# DATA LINES
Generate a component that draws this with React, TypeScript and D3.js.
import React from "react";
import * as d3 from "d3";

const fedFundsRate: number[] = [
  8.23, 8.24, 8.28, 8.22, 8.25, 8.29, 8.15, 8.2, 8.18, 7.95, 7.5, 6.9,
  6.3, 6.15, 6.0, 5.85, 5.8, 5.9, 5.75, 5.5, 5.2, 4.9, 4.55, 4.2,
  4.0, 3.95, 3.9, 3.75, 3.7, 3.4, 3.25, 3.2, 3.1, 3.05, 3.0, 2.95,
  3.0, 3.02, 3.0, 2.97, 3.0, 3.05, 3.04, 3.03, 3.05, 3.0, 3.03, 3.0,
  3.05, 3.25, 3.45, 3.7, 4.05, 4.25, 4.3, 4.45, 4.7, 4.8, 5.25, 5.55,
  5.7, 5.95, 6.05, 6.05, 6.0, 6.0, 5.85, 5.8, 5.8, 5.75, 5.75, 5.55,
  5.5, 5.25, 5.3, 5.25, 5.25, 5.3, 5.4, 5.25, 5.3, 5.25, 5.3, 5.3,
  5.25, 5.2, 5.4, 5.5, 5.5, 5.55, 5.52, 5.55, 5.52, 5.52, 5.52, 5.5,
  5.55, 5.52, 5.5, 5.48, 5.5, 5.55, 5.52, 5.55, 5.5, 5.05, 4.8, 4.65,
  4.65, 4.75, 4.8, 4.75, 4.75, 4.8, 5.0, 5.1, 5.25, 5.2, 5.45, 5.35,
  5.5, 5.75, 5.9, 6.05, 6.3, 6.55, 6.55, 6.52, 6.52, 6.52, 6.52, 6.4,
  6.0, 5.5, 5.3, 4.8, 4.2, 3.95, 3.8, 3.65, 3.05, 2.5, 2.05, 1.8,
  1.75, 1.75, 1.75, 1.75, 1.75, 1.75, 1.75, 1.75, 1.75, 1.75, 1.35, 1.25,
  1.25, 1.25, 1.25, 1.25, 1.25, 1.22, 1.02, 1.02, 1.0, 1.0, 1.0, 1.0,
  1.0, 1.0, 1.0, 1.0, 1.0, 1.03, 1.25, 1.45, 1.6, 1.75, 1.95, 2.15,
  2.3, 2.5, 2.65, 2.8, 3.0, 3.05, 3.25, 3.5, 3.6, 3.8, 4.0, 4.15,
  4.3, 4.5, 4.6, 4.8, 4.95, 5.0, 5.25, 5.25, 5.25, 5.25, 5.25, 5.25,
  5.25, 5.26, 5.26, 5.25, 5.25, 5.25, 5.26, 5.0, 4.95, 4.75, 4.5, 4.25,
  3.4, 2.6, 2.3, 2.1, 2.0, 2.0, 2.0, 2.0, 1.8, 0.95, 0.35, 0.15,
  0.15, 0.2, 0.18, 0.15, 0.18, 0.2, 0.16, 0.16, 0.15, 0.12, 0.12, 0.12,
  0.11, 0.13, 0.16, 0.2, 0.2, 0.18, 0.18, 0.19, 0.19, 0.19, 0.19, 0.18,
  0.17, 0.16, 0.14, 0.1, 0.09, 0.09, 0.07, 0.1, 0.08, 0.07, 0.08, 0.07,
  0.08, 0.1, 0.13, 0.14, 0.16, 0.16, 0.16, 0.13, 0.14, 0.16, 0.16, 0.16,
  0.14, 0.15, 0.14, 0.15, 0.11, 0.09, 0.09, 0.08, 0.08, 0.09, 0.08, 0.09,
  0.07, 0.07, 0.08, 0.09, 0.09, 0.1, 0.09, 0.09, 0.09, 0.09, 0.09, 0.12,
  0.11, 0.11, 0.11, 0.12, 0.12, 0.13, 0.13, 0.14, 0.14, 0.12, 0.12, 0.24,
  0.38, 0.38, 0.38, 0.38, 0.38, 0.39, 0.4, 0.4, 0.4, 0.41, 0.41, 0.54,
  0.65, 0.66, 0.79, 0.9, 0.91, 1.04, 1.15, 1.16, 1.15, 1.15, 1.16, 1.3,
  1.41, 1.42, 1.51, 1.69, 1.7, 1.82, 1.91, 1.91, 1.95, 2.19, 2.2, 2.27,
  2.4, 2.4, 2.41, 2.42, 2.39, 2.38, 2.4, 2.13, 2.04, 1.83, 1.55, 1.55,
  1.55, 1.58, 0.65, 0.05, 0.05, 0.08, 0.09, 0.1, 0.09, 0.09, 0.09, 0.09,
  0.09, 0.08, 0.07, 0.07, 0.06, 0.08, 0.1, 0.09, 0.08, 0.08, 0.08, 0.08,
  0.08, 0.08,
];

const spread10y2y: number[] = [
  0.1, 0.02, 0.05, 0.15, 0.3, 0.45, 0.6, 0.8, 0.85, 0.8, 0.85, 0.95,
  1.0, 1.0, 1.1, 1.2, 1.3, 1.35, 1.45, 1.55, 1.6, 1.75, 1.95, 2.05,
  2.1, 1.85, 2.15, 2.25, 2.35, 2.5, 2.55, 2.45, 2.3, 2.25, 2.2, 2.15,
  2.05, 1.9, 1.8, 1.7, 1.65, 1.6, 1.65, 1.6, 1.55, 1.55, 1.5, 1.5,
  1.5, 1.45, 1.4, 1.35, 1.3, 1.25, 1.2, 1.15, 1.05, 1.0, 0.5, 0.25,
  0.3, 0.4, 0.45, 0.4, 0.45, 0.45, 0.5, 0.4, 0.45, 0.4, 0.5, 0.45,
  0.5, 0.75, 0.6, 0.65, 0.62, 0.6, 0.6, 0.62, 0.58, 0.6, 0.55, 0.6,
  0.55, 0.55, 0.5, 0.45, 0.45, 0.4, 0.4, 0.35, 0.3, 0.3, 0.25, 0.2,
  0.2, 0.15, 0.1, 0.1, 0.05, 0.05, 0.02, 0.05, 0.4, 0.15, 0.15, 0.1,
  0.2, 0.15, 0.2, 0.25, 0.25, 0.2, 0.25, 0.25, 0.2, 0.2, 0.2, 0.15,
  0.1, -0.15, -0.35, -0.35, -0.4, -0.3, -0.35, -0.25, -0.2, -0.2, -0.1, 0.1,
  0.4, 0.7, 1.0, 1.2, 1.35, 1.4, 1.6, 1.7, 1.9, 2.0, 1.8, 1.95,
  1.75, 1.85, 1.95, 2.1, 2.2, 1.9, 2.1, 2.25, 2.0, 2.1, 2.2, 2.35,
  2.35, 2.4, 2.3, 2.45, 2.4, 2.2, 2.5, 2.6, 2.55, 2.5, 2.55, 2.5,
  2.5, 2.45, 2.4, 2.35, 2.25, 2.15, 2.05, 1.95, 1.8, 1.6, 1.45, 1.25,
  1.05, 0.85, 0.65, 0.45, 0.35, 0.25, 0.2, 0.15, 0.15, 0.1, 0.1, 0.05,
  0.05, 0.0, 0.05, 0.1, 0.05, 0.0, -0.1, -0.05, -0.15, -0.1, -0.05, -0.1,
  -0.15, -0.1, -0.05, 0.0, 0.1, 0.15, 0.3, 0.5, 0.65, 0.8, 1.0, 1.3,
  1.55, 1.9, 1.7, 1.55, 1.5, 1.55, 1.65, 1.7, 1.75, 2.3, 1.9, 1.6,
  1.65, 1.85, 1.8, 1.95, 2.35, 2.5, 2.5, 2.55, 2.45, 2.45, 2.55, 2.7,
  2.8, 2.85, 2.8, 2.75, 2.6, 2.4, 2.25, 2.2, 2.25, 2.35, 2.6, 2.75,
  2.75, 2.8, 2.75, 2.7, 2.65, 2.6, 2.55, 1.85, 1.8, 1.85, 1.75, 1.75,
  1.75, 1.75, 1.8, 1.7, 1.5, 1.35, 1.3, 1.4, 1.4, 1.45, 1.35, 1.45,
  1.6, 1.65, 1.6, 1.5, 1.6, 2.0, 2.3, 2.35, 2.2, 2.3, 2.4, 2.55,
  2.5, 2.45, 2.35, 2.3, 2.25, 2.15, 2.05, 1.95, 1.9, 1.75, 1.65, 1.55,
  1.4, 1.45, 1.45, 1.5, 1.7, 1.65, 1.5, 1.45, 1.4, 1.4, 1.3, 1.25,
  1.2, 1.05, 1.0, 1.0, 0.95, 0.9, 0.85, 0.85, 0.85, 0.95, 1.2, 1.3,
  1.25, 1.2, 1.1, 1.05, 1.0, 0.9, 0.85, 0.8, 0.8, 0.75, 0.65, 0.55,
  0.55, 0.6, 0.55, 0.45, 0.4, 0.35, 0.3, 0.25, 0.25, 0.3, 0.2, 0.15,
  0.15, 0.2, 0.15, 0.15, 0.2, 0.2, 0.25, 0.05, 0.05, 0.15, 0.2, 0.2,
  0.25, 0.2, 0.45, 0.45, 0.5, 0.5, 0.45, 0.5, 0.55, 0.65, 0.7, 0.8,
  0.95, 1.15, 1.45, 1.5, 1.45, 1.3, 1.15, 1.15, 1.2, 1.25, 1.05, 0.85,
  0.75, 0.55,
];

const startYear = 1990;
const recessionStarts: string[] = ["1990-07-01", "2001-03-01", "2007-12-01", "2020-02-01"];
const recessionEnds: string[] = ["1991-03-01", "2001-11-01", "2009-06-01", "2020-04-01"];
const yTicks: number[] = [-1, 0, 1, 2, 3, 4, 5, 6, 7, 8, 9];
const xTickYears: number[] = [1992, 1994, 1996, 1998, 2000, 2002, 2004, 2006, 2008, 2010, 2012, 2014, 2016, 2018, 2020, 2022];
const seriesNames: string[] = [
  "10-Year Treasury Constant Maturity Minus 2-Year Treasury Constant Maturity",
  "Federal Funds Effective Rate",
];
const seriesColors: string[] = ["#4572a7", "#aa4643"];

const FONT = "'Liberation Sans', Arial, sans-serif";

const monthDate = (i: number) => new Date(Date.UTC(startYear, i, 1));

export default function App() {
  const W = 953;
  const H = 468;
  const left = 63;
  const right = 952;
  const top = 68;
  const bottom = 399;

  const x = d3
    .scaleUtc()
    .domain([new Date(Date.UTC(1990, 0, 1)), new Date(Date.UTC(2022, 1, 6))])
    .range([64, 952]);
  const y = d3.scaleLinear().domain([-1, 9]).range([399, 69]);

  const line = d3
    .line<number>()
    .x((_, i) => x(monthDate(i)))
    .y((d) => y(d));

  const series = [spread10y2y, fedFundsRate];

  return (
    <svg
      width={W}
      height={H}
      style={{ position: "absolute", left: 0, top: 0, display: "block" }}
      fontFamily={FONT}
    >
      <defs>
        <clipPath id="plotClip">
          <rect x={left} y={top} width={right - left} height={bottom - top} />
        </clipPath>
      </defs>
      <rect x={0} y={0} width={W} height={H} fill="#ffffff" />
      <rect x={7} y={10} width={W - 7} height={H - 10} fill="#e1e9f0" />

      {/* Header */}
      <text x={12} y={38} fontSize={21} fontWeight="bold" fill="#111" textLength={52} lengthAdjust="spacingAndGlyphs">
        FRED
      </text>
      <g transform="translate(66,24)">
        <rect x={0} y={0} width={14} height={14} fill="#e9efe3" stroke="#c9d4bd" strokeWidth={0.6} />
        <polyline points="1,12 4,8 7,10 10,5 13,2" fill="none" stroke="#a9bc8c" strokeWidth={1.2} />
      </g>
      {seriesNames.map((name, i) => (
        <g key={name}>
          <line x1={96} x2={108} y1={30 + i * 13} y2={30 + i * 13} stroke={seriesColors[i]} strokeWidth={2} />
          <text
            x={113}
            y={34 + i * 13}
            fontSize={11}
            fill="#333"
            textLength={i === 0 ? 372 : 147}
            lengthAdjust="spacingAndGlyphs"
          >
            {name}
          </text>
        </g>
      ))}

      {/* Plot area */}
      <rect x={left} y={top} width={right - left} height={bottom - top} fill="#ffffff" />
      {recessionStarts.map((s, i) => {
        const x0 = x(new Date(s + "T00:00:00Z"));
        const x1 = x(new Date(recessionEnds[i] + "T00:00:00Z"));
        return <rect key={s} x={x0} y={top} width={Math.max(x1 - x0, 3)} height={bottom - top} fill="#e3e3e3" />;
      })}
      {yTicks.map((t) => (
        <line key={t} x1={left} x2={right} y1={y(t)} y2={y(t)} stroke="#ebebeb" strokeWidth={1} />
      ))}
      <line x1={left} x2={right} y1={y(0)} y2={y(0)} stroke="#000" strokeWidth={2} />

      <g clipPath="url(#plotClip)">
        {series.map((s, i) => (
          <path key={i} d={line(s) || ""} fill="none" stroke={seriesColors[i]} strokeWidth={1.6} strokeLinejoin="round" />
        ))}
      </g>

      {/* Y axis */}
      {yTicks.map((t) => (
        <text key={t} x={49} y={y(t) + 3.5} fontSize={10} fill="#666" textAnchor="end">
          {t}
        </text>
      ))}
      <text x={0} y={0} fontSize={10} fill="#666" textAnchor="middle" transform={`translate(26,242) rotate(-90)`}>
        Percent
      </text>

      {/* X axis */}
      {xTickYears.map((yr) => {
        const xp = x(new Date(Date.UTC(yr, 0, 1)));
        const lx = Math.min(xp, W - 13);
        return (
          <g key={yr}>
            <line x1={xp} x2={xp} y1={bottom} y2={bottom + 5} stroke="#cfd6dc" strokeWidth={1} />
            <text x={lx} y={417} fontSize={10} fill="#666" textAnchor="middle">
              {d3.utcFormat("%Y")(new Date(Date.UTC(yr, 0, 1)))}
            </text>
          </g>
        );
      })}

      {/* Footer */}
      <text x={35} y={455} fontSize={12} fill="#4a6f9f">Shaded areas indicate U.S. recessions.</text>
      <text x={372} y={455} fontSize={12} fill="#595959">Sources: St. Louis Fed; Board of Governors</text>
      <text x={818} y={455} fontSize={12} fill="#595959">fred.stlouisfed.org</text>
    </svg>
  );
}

* * *

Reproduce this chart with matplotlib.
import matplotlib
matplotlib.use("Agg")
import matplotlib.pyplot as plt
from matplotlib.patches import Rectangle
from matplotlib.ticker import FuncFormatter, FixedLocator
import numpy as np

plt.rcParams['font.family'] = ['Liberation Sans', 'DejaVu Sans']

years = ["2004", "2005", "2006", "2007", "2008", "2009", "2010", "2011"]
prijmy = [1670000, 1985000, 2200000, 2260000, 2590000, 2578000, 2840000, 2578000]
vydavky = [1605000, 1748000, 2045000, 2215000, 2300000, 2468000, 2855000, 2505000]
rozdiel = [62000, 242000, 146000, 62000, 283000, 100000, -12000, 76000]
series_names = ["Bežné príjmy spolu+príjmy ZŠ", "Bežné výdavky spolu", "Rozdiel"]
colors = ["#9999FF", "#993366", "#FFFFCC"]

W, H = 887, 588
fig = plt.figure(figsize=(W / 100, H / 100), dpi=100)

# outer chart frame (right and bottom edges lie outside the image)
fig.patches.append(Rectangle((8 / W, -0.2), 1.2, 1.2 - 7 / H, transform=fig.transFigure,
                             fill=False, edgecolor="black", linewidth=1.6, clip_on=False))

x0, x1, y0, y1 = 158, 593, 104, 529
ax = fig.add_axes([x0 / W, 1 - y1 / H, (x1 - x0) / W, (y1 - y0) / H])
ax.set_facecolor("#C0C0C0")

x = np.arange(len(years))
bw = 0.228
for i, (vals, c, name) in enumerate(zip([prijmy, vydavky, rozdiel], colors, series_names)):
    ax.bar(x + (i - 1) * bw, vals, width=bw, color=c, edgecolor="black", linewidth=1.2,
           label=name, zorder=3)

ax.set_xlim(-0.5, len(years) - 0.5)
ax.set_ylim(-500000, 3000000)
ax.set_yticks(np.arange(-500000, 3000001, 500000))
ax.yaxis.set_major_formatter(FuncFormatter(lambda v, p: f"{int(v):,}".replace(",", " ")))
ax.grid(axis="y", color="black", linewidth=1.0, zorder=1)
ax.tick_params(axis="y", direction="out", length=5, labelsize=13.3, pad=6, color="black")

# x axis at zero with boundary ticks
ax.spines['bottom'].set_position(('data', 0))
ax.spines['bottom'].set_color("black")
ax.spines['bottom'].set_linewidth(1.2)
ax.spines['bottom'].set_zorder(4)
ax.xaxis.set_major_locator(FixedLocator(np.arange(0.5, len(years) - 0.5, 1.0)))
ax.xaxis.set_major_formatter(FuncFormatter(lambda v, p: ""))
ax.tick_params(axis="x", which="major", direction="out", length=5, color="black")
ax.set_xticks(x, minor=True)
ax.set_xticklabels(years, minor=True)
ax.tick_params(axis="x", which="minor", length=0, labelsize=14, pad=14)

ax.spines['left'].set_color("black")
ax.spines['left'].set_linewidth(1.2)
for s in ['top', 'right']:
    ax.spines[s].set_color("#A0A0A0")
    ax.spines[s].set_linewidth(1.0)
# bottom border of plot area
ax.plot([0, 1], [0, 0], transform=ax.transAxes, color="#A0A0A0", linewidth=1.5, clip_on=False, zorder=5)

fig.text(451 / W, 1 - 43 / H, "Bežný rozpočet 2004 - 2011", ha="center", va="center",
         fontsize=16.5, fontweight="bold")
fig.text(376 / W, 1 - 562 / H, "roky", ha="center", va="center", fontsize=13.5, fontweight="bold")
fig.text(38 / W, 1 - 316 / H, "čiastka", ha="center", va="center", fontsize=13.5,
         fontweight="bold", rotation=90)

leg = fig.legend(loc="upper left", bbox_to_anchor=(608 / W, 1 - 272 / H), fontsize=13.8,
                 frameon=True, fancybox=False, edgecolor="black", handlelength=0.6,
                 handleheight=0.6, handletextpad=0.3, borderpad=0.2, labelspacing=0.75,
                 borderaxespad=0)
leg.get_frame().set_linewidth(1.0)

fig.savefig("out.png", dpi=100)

--

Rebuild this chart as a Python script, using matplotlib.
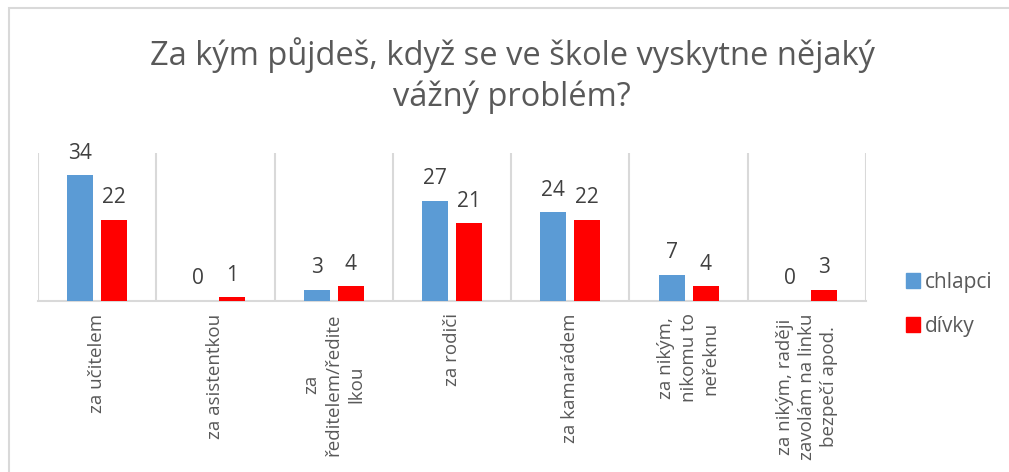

# GOAL OF THE EXERCISE
Extract and reproduce exactly the lines opening with the line containing "Generate a component" and closing with the line containing "import * as", inclusive.

# OUTPUT OF THE TASK
Generate a component that draws this with React, TypeScript and D3.js.
import React from "react";
import * as d3 from "d3";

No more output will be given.